Here is my view on the subject - we know neither the day nor the hour of the return of the Bridegroom (cf. Matt. 25:13). The end is surely near for us as individuals, as our lifespans are exceedingly short. My life could end in five minutes or fifty years from now, and I will find myself before God in order to face judgment - and thus, my life will have ended.
But as for this obsessive worrying and fretting over the end times - this is a mistake. Salvation is not dependent on our knowledge of when the end of all things will occur, nor on some secret revelation from heaven concerning it. Certainly, we must watch for the return of Christ, and be prepared for His return - this is a demand placed on us throughout the Scriptures, and indeed it is healthy to always meditate on the four last things (death, judgment, heaven and hell). But we must not sit idle and wait for a date and time that some prophet or seer somewhere has deemed to be the exact time of the Second Coming and the end of all things.
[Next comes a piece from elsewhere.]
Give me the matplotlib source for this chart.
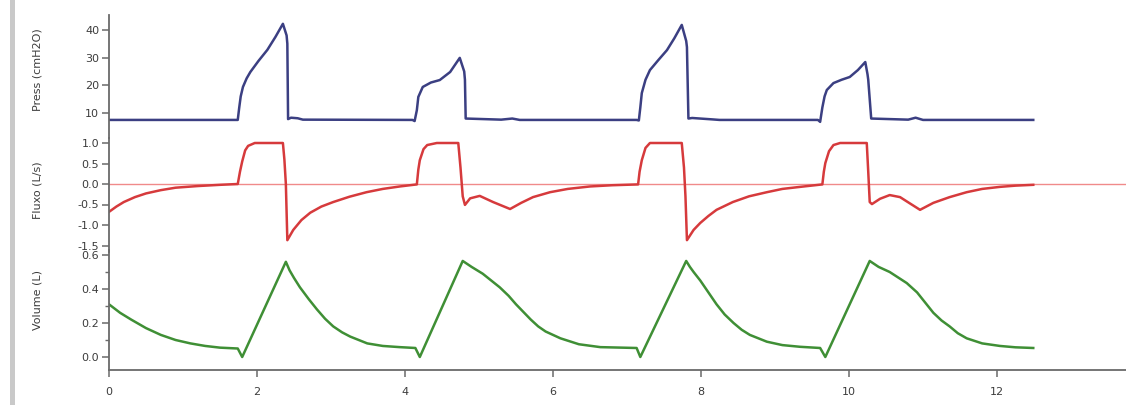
import matplotlib
matplotlib.use("Agg")
import matplotlib.pyplot as plt
from matplotlib.patches import Rectangle

# ---------------- data ----------------
press_t = [0, 1.74, 1.76, 1.78, 1.81, 1.86, 1.91, 2.02, 2.14, 2.25, 2.35, 2.40, 2.41, 2.42,
           2.46, 2.55, 2.62, 4.10, 4.13, 4.16, 4.18, 4.24, 4.35, 4.47, 4.61, 4.74, 4.80, 4.81,
           4.82, 5.30, 5.45, 5.55, 7.13, 7.16, 7.18, 7.20, 7.25, 7.31, 7.42, 7.54, 7.64, 7.74,
           7.80, 7.81, 7.83, 7.88, 8.15, 8.25, 9.58, 9.61, 9.64, 9.67, 9.70, 9.79, 9.90, 10.01,
           10.12, 10.22, 10.25, 10.26, 10.30, 10.80, 10.90, 11.00, 12.49]
press = [7.5, 7.5, 12.0, 16.0, 19.4, 22.5, 24.8, 28.8, 32.8, 37.5, 42.2, 38.0, 35.0, 7.8,
         8.3, 8.1, 7.6, 7.5, 7.1, 11.0, 15.8, 19.4, 21.0, 21.9, 24.8, 29.9, 25.0, 22.0,
         8.0, 7.6, 8.0, 7.5, 7.5, 7.3, 12.0, 17.2, 22.0, 25.5, 29.0, 32.7, 37.0, 41.8,
         36.0, 33.8, 8.0, 8.2, 7.7, 7.5, 7.5, 6.8, 12.0, 16.0, 18.3, 20.8, 22.0, 23.0,
         25.5, 28.4, 24.0, 22.0, 8.0, 7.6, 8.3, 7.5, 7.5]

flow_t = [0, 0.1, 0.2, 0.35, 0.5, 0.7, 0.9, 1.2, 1.5, 1.74,
          1.77, 1.80, 1.84, 1.88, 1.97, 2.35, 2.37, 2.39, 2.41, 2.49, 2.60, 2.72, 2.87, 3.03,
          3.25, 3.48, 3.70, 3.93, 4.16,
          4.18, 4.20, 4.25, 4.30, 4.43, 4.72, 4.75, 4.78, 4.81, 4.88, 5.01, 5.19, 5.42, 5.57,
          5.73, 5.96, 6.20, 6.50, 6.80, 7.15,
          7.17, 7.20, 7.25, 7.31, 7.74, 7.77, 7.79, 7.81, 7.90, 7.99, 8.10, 8.21, 8.43, 8.65,
          8.89, 9.10, 9.34, 9.64,
          9.66, 9.68, 9.73, 9.79, 9.88, 10.24, 10.26, 10.28, 10.31, 10.42, 10.55, 10.69, 10.82,
          10.96, 11.14, 11.36, 11.59, 11.80, 12.04, 12.25, 12.49]
flow = [-0.68, -0.55, -0.44, -0.32, -0.23, -0.15, -0.09, -0.05, -0.02, 0.0,
        0.30, 0.55, 0.82, 0.93, 1.0, 1.0, 0.6, 0.0, -1.37, -1.12, -0.88, -0.70, -0.55, -0.44,
        -0.31, -0.20, -0.12, -0.06, -0.01,
        0.35, 0.58, 0.85, 0.95, 1.0, 1.0, 0.4, -0.30, -0.51, -0.35, -0.29, -0.44, -0.61, -0.46,
        -0.32, -0.20, -0.12, -0.06, -0.03, -0.01,
        0.30, 0.58, 0.88, 1.0, 1.0, 0.4, -0.30, -1.37, -1.12, -0.95, -0.78, -0.63, -0.44, -0.30,
        -0.20, -0.12, -0.07, -0.01,
        0.30, 0.51, 0.80, 0.95, 1.0, 1.0, 0.3, -0.44, -0.49, -0.36, -0.27, -0.32, -0.47,
        -0.63, -0.46, -0.32, -0.20, -0.12, -0.07, -0.04, -0.02]

vol_t = [0, 0.15, 0.3, 0.5, 0.7, 0.9, 1.1, 1.3, 1.5, 1.74, 1.80, 2.39, 2.44, 2.50, 2.58,
         2.70, 2.81, 2.92, 3.03, 3.15, 3.26, 3.49, 3.70, 3.93, 4.14, 4.20, 4.78, 4.90, 5.05,
         5.28, 5.40, 5.50, 5.60, 5.70, 5.80, 5.90, 6.10, 6.35, 6.64, 7.13, 7.18, 7.80, 7.85,
         7.90, 7.99, 8.10, 8.21, 8.32, 8.44, 8.55, 8.66, 8.89, 9.10, 9.34, 9.61, 9.68, 10.28,
         10.40, 10.55, 10.78, 10.92, 11.03, 11.14, 11.25, 11.36, 11.47, 11.59, 11.80, 12.04,
         12.25, 12.49]
vol = [0.31, 0.26, 0.22, 0.17, 0.13, 0.10, 0.08, 0.065, 0.055, 0.05, 0.0, 0.56, 0.51, 0.465,
       0.41, 0.34, 0.28, 0.225, 0.18, 0.145, 0.12, 0.08, 0.065, 0.058, 0.053, 0.0, 0.565, 0.53,
       0.49, 0.41, 0.36, 0.31, 0.265, 0.22, 0.18, 0.15, 0.11, 0.075, 0.058, 0.053, 0.0, 0.565,
       0.53, 0.50, 0.45, 0.38, 0.31, 0.25, 0.20, 0.16, 0.13, 0.09, 0.07, 0.06, 0.053, 0.0,
       0.565, 0.53, 0.50, 0.435, 0.38, 0.32, 0.26, 0.215, 0.18, 0.14, 0.11, 0.08, 0.065,
       0.057, 0.053]

press_ticks = [10, 20, 30, 40]
flow_ticks = [-1.5, -1.0, -0.5, 0.0, 0.5, 1.0]
vol_ticks = [0.0, 0.2, 0.4, 0.6]
x_ticks = [0, 2, 4, 6, 8, 10, 12]

labels = ["Press (cmH2O)", "Fluxo (L/s)", "Volume (L)"]

# ---------------- layout ----------------
W, H = 1126, 405
fig = plt.figure(figsize=(W / 100, H / 100), dpi=100)
fig.patch.set_facecolor("white")

# window-edge gray strip
fig.add_artist(Rectangle((10 / W, 0), 5 / W, 1, transform=fig.transFigure,
                         color="#c9c9c9", lw=0))

x0 = 109
def ax_at(top, bottom):
    return fig.add_axes([x0 / W, 1 - bottom / H, (W - x0) / W, (bottom - top) / H])

axP = ax_at(15, 138)
axF = ax_at(138, 252)
axV = ax_at(250, 370)

xmax = (W - x0) / 74.0
axcol = "#6a6a6a"
txtcol = "#3c3c3c"
fs = 8

for ax in (axP, axF, axV):
    ax.set_facecolor("none")
    ax.set_xlim(0, xmax)
    for s in ("top", "right"):
        ax.spines[s].set_visible(False)
    ax.spines["left"].set_color(axcol)
    ax.spines["left"].set_linewidth(1.3)
    ax.tick_params(axis="y", direction="out", length=5, width=1.1, color=axcol,
                   labelsize=fs, labelcolor=txtcol, pad=2)
    ax.tick_params(axis="y", which="minor", direction="out", length=3, width=1, color=axcol)

for ax in (axP, axF):
    ax.spines["bottom"].set_visible(False)
    ax.set_xticks([])

axV.spines["bottom"].set_color(axcol)
axV.spines["bottom"].set_linewidth(1.3)
axV.set_xticks(x_ticks)
axV.set_xticklabels([str(v) for v in x_ticks])
axV.tick_params(axis="x", direction="out", length=5, width=1.1, color=axcol,
                labelsize=fs, labelcolor=txtcol, pad=7)

# pressure
axP.plot(press_t, press, color="#3b3f82", lw=1.8)
axP.set_ylim(10 - (138 - 113) / 2.77, 10 + (113 - 15) / 2.77)
axP.set_yticks(press_ticks)

# flow
axF.axhline(0, color="#f08a8a", lw=1.0, zorder=1)
axF.plot(flow_t, flow, color="#d63a3c", lw=1.8, zorder=2)
axF.set_ylim(-(252 - 184) / 41.0, (184 - 138) / 41.0)
axF.set_yticks(flow_ticks)
axF.set_yticklabels([f"{v:.1f}" for v in flow_ticks])

# volume
axV.plot(vol_t, vol, color="#3f8f35", lw=1.8)
axV.set_ylim(-(370 - 357) / 170.0, (357 - 250) / 170.0)
axV.set_yticks(vol_ticks)
axV.set_yticklabels([f"{v:.1f}" for v in vol_ticks])
axV.set_yticks([0.1, 0.3, 0.5], minor=True)

for lab, yc in zip(labels, [70, 190, 300]):
    fig.text(37 / W, 1 - yc / H, lab, rotation=90, ha="center", va="center",
             fontsize=fs, color=txtcol)

fig.savefig("out.png", dpi=100)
To do so is to take our gaze off of Christ and to set it on worrying about a specific date or to obsessing about signs and cries that Christ is over here or over there (cf. Mark 13:21). To do this is to sever ourselves from living the Christian life now, to merely sit idly by and twiddle our thumbs in waiting. Christ Himself hints at His being delayed - in this, as we have seen, many will say He is not coming, that Christianity is a lie, and just another false religion full of false prophecies.
But as for us, let us keep our lamps burning and be on the watch, but let us not be idle nor listen to the words of false prophets and charlatans. Christ will return when He returns, and will do so precisely when He means to - this will happen regardless of any so-called seer's prophecy about some random date when the world will end. Instead, let us always be ready to meet Christ at any moment, always endeavoring to be "blameless and pure" (Phillipians 2:15), thus ensuring our preparedness to meet the Bridegroom.